DIRECTIVE >> Everything from the first line of the data through the line with "57.53, 59.79, 62.00];" is to be echoed exactly, minus the pictures.

────────────────────────────────────────

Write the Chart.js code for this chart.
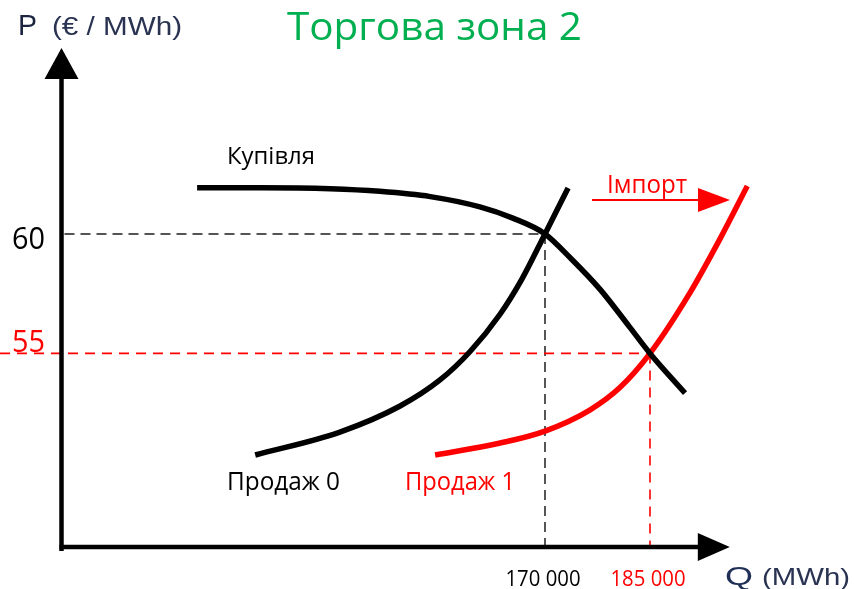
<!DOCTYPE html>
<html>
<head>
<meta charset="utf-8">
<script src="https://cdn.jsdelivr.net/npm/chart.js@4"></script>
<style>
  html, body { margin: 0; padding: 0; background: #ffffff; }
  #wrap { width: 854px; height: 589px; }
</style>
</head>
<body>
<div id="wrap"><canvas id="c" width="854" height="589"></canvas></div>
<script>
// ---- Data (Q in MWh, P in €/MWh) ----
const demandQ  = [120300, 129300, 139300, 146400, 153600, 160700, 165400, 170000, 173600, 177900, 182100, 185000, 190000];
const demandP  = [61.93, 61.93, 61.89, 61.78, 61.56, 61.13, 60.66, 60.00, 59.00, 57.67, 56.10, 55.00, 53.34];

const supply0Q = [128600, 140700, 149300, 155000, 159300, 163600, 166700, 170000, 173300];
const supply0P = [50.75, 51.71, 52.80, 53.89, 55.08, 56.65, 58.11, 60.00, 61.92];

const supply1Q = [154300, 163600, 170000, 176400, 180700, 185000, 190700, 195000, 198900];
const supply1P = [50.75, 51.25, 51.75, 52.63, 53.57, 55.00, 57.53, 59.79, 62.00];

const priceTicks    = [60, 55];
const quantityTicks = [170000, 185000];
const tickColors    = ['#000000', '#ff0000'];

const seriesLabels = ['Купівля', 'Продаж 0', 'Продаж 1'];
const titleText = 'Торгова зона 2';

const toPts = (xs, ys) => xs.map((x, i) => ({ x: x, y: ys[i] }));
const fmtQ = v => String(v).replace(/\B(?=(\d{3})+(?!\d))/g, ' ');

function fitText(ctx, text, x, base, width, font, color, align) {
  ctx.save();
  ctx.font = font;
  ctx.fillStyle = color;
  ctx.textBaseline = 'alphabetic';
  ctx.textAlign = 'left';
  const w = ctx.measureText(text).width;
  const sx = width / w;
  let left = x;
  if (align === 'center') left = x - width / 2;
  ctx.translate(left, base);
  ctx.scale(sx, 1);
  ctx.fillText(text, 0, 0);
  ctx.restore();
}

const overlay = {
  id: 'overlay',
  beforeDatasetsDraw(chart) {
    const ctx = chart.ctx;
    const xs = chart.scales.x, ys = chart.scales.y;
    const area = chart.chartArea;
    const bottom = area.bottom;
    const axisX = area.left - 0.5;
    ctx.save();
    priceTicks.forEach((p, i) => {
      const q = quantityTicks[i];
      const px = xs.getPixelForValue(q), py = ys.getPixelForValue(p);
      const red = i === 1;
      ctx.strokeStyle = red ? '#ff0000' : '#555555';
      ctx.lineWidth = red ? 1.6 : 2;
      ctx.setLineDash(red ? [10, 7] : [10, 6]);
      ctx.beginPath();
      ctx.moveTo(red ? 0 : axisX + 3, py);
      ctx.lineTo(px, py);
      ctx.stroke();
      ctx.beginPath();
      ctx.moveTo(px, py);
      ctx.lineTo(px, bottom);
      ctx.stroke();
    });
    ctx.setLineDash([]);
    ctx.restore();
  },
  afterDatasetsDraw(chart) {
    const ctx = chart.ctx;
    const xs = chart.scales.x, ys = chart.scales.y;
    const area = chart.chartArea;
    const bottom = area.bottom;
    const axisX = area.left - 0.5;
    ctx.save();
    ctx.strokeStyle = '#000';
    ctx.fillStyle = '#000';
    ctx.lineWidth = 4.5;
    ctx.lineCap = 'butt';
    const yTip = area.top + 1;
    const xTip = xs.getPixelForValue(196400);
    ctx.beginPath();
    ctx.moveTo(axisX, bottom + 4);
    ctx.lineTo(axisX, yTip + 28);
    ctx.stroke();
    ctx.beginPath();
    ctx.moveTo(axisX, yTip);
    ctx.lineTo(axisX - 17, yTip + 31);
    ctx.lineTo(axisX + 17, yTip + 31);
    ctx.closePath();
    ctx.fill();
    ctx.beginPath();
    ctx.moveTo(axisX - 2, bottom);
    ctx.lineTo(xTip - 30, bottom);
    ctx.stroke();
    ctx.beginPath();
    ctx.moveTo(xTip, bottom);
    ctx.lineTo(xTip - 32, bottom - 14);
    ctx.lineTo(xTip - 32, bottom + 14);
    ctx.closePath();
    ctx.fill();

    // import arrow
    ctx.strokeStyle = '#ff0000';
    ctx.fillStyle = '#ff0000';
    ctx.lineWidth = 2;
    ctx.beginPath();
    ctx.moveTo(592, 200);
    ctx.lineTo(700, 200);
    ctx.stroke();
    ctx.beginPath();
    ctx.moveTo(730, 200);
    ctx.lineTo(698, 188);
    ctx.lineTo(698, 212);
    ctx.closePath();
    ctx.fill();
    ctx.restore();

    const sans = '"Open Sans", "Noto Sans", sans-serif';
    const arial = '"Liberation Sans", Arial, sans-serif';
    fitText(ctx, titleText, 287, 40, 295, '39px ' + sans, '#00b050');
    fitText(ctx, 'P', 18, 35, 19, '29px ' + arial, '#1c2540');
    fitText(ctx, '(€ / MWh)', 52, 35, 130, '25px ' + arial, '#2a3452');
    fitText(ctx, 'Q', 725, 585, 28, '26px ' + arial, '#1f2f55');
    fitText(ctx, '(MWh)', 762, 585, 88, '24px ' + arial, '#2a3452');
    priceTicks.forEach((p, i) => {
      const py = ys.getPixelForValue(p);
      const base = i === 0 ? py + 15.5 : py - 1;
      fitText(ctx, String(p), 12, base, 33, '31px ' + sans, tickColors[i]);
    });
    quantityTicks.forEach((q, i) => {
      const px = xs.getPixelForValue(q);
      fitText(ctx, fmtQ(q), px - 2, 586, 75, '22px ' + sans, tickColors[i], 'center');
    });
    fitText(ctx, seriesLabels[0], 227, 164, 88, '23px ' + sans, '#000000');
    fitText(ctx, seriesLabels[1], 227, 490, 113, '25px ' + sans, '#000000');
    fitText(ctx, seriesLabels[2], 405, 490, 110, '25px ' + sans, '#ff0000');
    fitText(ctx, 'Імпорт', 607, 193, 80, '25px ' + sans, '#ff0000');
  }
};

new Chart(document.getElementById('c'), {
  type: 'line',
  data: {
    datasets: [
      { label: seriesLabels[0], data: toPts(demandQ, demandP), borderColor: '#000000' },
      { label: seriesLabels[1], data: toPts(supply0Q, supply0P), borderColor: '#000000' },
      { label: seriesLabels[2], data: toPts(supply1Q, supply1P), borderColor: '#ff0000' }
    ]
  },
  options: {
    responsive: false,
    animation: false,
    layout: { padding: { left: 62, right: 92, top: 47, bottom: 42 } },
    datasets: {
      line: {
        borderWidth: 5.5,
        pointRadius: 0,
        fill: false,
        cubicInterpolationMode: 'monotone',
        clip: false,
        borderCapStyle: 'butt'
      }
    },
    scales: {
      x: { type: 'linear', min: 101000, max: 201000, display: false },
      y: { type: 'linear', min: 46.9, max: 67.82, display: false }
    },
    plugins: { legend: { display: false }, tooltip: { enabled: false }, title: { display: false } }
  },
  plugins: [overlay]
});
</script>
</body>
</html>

────────────────────────────────────────

RESULT FOR THIS TASK >>
Write the Chart.js code for this chart.
<!DOCTYPE html>
<html>
<head>
<meta charset="utf-8">
<script src="https://cdn.jsdelivr.net/npm/chart.js@4"></script>
<style>
  html, body { margin: 0; padding: 0; background: #ffffff; }
  #wrap { width: 854px; height: 589px; }
</style>
</head>
<body>
<div id="wrap"><canvas id="c" width="854" height="589"></canvas></div>
<script>
// ---- Data (Q in MWh, P in €/MWh) ----
const demandQ  = [120300, 129300, 139300, 146400, 153600, 160700, 165400, 170000, 173600, 177900, 182100, 185000, 190000];
const demandP  = [61.93, 61.93, 61.89, 61.78, 61.56, 61.13, 60.66, 60.00, 59.00, 57.67, 56.10, 55.00, 53.34];

const supply0Q = [128600, 140700, 149300, 155000, 159300, 163600, 166700, 170000, 173300];
const supply0P = [50.75, 51.71, 52.80, 53.89, 55.08, 56.65, 58.11, 60.00, 61.92];

const supply1Q = [154300, 163600, 170000, 176400, 180700, 185000, 190700, 195000, 198900];
const supply1P = [50.75, 51.25, 51.75, 52.63, 53.57, 55.00, 57.53, 59.79, 62.00];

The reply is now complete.